6 July brought Anthony Alvarez's Bluemarble and their "Blue Dreams" collection. We were front-row for oceanic prints and rippling silks, with a guest list that included Adekunle Gold and other artists who understand that fashion is just another form of storytelling. We matched those deep-sea colors with our own grade and let the carousel breathe, understanding that sometimes the most powerful fashion content comes from giving beautiful things the space to simply exist.
Even with bandwidth stretched across multiple shows per day, we still found energy to salute Lagos from Berlin. Orange Culture's "In the Shadows" debut bled gender-fluid tailoring into techno strobe, and our caption wrote itself because Adebayo Oke-Lawal's voice cracked talking about mental-health stigma. These moments remind us why we do this work—fashion isn't just about clothes, it's about creating space for important conversations.
9 July, we watched Demna strip the drama back to pure silhouette for what was being called his last couture outing at Balenciaga.
Throughout these two manic weeks, every reel we dropped flooded DMs with fire emojis and "outside must be outside" commentary. Our Matignon party posts reached audiences we'd never touched before. The Rema content consistently broke our usual engagement metrics. The Davido reel became our most-saved content of the year. But numbers aren't the headline, the headline is culture.
What we proved in Paris is that Nigerian youth culture isn't a guest at fashion week, it's a co-owner. From the Matignon door list to Kenzo's front row, we moved through Paris on our own terms: messy, joyful, a little unhinged, and 100% ours. We didn't code-switch for European sensibilities or tone down our energy for mainstream palatability. We showed up as ourselves and forced the industry to recalibrate around us.
The traditional fashion media machine still operates on the assumption that legitimacy flows from established institutions to emerging voices. But what we demonstrated, post by post, story by story, is that cultural currency moves in the opposite direction. When Rema walks a runway, when Davido takes meetings, when our crew holds down the front row, we're not seeking approval, we're setting the standard.
The French fashion establishment, to their credit, seemed to understand what was happening. The invitations kept coming, the access kept expanding, and by week two, we weren't just covering shows, we were part of the fabric of the week itself.
Paris Fashion Week has packed up its risers and moved on to the next season, but our calendar's only warming up. Lagos Fashion Week in October will be a homecoming, but also a statement. The energy we brought to Paris, the connections we made, the standard we set, all of that comes home with us.

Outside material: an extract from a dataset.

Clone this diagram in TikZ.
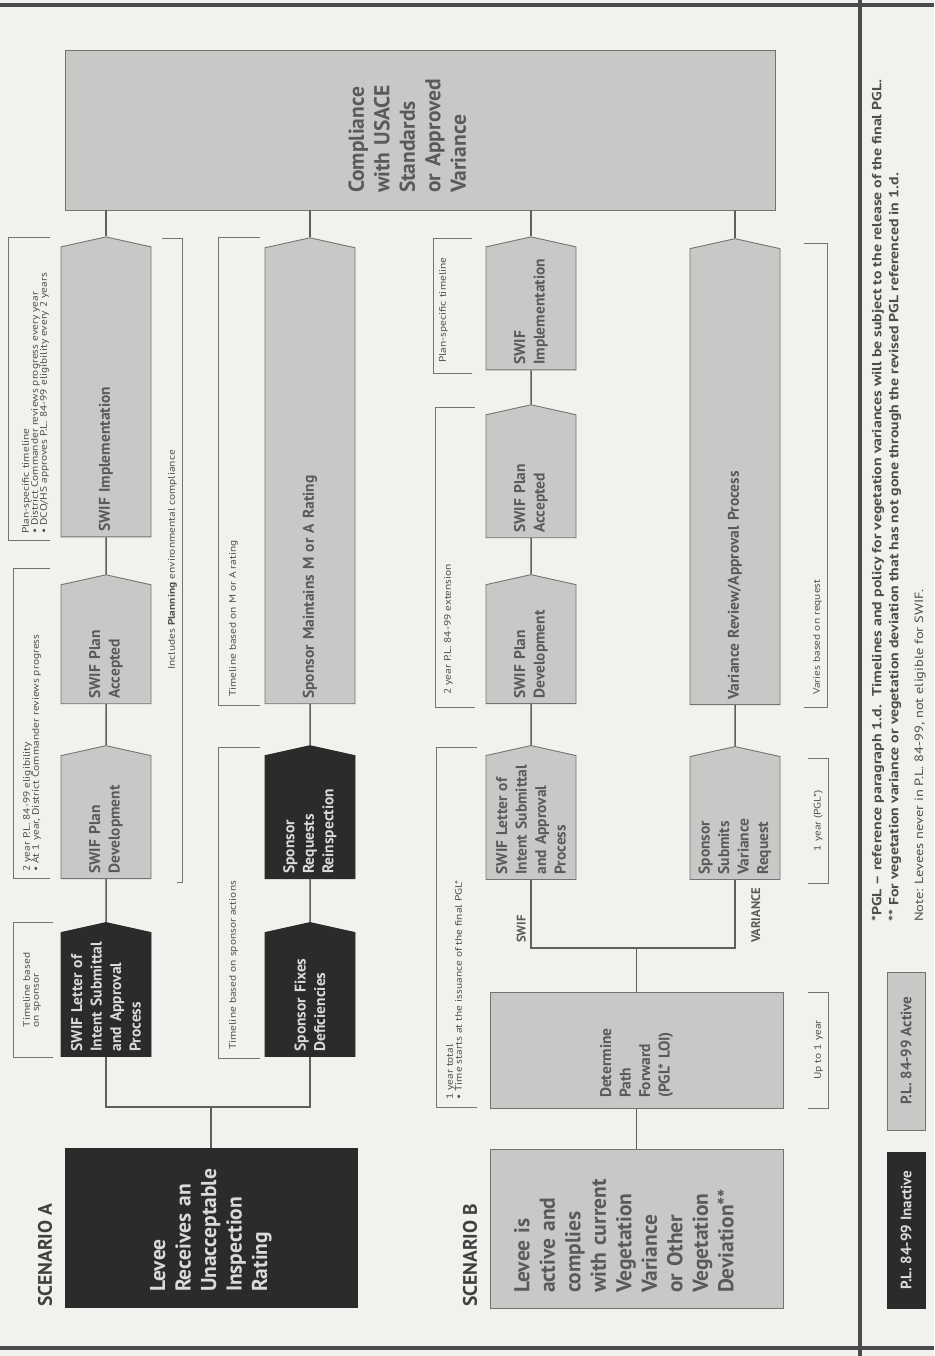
\documentclass[tikz,border=0pt]{standalone}
\usepackage{fontspec}
\setmainfont{PT Sans}
\newfontfamily\lvwidefont[FakeStretch=1.2,Ligatures=TeX]{PT Sans}
\usepackage{tikz}
\usetikzlibrary{positioning,shapes.symbols}
\definecolor{LvPaper}{HTML}{F1F1EE}
\definecolor{LvInk}{HTML}{2B2B2B}
\definecolor{LvGrey}{HTML}{C8C8C6}
\definecolor{LvEdge}{HTML}{737373}
\definecolor{LvText}{HTML}{5A5A5A}
\definecolor{LvLight}{HTML}{DADADA}
\definecolor{LvLine}{HTML}{5F5F5F}
\definecolor{LvNote}{HTML}{4F4F4F}
\newcommand{\lvbig}{\fontsize{21.5}{25.5}\selectfont\bfseries}
\newcommand{\lvmid}{\fontsize{15.5}{19.5}\selectfont\bfseries}
\newcommand{\lvnote}{\lvwidefont\fontsize{9.5}{9}\selectfont}
\newcommand{\lvfoot}{\lvwidefont\fontsize{13.2}{15}\selectfont\bfseries}
\newcommand{\lvfootlight}{\lvwidefont\fontsize{12}{13}\selectfont}
\newcommand{\lvhead}{\fontsize{19.5}{22}\selectfont\bfseries}
\newcommand{\lvtag}{\fontsize{12.5}{14}\selectfont\bfseries}
\newcommand{\lvkey}{\fontsize{15}{17}\selectfont\bfseries}

\begin{document}
\begin{tikzpicture}[
  stage/.style={signal,signal to=east,signal pointer angle=155,minimum height=90pt,inner xsep=5pt,inner ysep=0pt,align=left,font=\lvmid,draw=LvEdge,fill=LvGrey,text=LvText,line width=0.9pt},
  dark/.style={draw=LvInk,fill=LvInk,text=LvLight},
  block/.style={rectangle,draw=LvEdge,fill=LvGrey,text=LvText,align=left,font=\lvbig,line width=0.9pt},
  link/.style={draw=LvLine,line width=1.5pt},
  brk/.style={draw=LvEdge,line width=0.7pt},
  note/.style={font=\lvnote,text=LvNote,align=left,inner sep=0pt},
  lvframe/.style={draw=LvInk!85,line width=4pt},
  tag/.style={font=\lvtag,text=LvText,inner sep=0pt},
  head/.style={font=\lvhead,text=LvInk!90,inner sep=0pt,anchor=west},
]
\begin{scope}[rotate=90,x=1pt,y=-1pt,transform shape]
\path[use as bounding box] (0,0) rectangle (1356,934);
\fill[LvPaper] (0,0) rectangle (1356,934);

% page rules
\draw[lvframe] (8,0) -- (8,934);
\draw[lvframe] (1351,0) -- (1351,934);
\draw[lvframe] (0,860) -- (1356,860);

% timeline brackets
\foreach \xa/\xb/\ya/\yb in {299/434/13/53,478/788/13/50,816/1119/8/50,298/609/218/260,651/1119/218/260,249/609/436/477,649/949/435/475,983/1118/433/472,248/364/828/808,473/598/828/808,649/1113/827/804}
  \draw[brk] (\xa,\yb) -- (\xa,\ya) -- (\xb,\ya) -- (\xb,\yb);
\draw[brk] (474,177) -- (474,182) -- (1118,182) -- (1118,162);

\node[note,anchor=north] (noteA1) at (366,23) {Timeline based\\on sponsor};
\node[note,anchor=north west] (noteA2) at (484,23) {2 year P.L. 84-99 eligibility\\\textbullet\ At 1 year, District Commander reviews progress};
\node[note,anchor=north west] (noteA3) at (822,22) {Plan-specific timeline\\\textbullet\ District Commander reviews progress every year\\\textbullet\ DCO/HS approves P.L. 84-99 eligibility every 2 years};
\node[note,anchor=south] (noteA4) at (796,177) {Includes \textbf{Planning} environmental compliance};
\node[note,anchor=north west] (noteA5) at (306,229) {Timeline based on sponsor actions};
\node[note,anchor=north west] (noteA6) at (659,229) {Timeline based on M or A rating};
\node[note,anchor=north west] (noteB1) at (256,446) {1 year total\\\textbullet\ Time starts at the issuance of the final PGL*};
\node[note,anchor=north west] (noteB2) at (661,444) {2 year P.L. 84-99 extension};
\node[note,anchor=north west] (noteB3) at (993,439) {Plan-specific timeline};
\node[note,anchor=south] (noteB4) at (306,823) {Up to 1 year};
\node[note,anchor=south] (noteB5) at (535,823) {1 year (PGL*)};
\node[note,anchor=south west] (noteB6) at (661,822) {Varies based on request};

% end state
\node[block,minimum width=160pt,minimum height=710pt,text width=126pt] (comp) at (1226,420) {Compliance\\with USACE\\Standards\\or Approved\\Variance\\\mbox{}};

% scenario A
\node[head] (scenA) at (49,45) {SCENARIO A};
\node[block,dark,minimum width=159pt,minimum height=292pt,text width=129pt] (leveeA) at (128.5,211) {Levee\\Receives an\\Unacceptable\\Inspection\\Rating};
\coordinate (forkA) at (249,211);
\node[stage,dark,text width=114pt,anchor=west] (loiA) at (299,106) {SWIF Letter of\\Intent Submittal\\and Approval\\Process};
\node[stage,text width=113pt,right=43pt of loiA] (devA) {SWIF Plan\\Development};
\node[stage,text width=109pt,right=41pt of devA] (accA) {SWIF Plan\\Accepted};
\node[stage,text width=280pt,right=37pt of accA] (implA) {SWIF Implementation};
\node[stage,dark,text width=114pt,anchor=west] (fixA) at (299,310) {Sponsor Fixes\\Deficiencies};
\node[stage,dark,text width=113pt,right=43pt of fixA] (reqA) {Sponsor\\Requests\\Reinspection};
\node[stage,text width=446pt,right=41pt of reqA] (maintA) {Sponsor Maintains M or A Rating};

% scenario B
\node[head] (scenB) at (49,470) {SCENARIO B};
\node[block,minimum width=159pt,minimum height=293pt,text width=129pt] (leveeB) at (127.5,636.5) {Levee is\\active and\\complies\\with current\\Vegetation\\Variance\\or Other\\Vegetation\\Deviation**\\\mbox{}};
\node[block,font=\lvmid,minimum width=116pt,minimum height=293pt,text width=96pt] (detB) at (306,636.5) {Determine\\Path\\Forward\\(PGL* LOI)};
\coordinate (forkB) at (408,636.5);
\node[stage,text width=114pt,anchor=west] (loiB) at (476,531) {SWIF Letter of\\Intent Submittal\\and Approval\\Process};
\node[stage,text width=109pt,right=41pt of loiB] (devB) {SWIF Plan\\Development};
\node[stage,text width=113pt,right=36pt of devB] (accB) {SWIF Plan\\Accepted};
\node[stage,text width=113pt,right=34pt of accB] (implB) {SWIF\\Implementation};
\node[stage,text width=113pt,anchor=west] (varReq) at (476,735) {Sponsor\\Submits\\Variance\\Request};
\node[stage,text width=446pt,right=41pt of varReq] (varRev) {Variance Review/Approval Process};
\node[tag,anchor=south west] (swifTag) at (413,526) {SWIF};
\node[tag,anchor=north west] (varTag) at (413,751) {VARIANCE};

% connectors
\draw[link] (leveeA) -- (forkA);
\draw[link] (loiA.west) -| (forkA);
\draw[link] (fixA.west) -| (forkA);
\draw[link] (loiA) -- (devA);
\draw[link] (devA) -- (accA);
\draw[link] (accA) -- (implA);
\draw[link] (fixA) -- (reqA);
\draw[link] (reqA) -- (maintA);
\draw[link] (leveeB) -- (detB);
\draw[link] (detB) -- (forkB);
\draw[link] (loiB.west) -| (forkB);
\draw[link] (varReq.west) -| (forkB);
\draw[link] (loiB) -- (devB);
\draw[link] (devB) -- (accB);
\draw[link] (accB) -- (implB);
\draw[link] (varReq) -- (varRev);
\foreach \n in {implA,maintA,implB,varRev}
  \draw[link] (\n.east) -- (\n.east -| comp.west);

% key and footnotes
\node[block,dark,font=\lvkey,align=center,minimum width=156pt,minimum height=38pt] (keyOff) at (126,906) {P.L. 84-99 Inactive};
\node[block,font=\lvkey,align=center,minimum width=158pt,minimum height=38pt] (keyOn) at (305,906) {P.L. 84-99 Active};
\node[note,font=\lvfoot,anchor=west] (fnA) at (434,878) {*PGL \textendash{} reference paragraph 1.d.\ \ Timelines and policy for vegetation variances will be subject to the release of the final PGL.};
\node[note,font=\lvfoot,anchor=west] (fnB) at (434,895) {** For vegetation variance or vegetation deviation that has not gone through the revised PGL referenced in 1.d.};
\node[note,font=\lvfootlight,anchor=west] (fnC) at (434,920) {Note: Levees never in P.L. 84-99, not eligible for SWIF.};
\end{scope}
\end{tikzpicture}
\end{document}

The block party is coming to Lagos, to Accra, to Joburg, and the world will be watching. Because what we proved in Paris is that African creativity doesn't need European validation to matter. We matter because we exist, because we create, because we refuse to be anything other than exactly who we are. Keep an eye on the Deeds grid. Keep your passport handy. The marathon continues, but we're setting the pace now.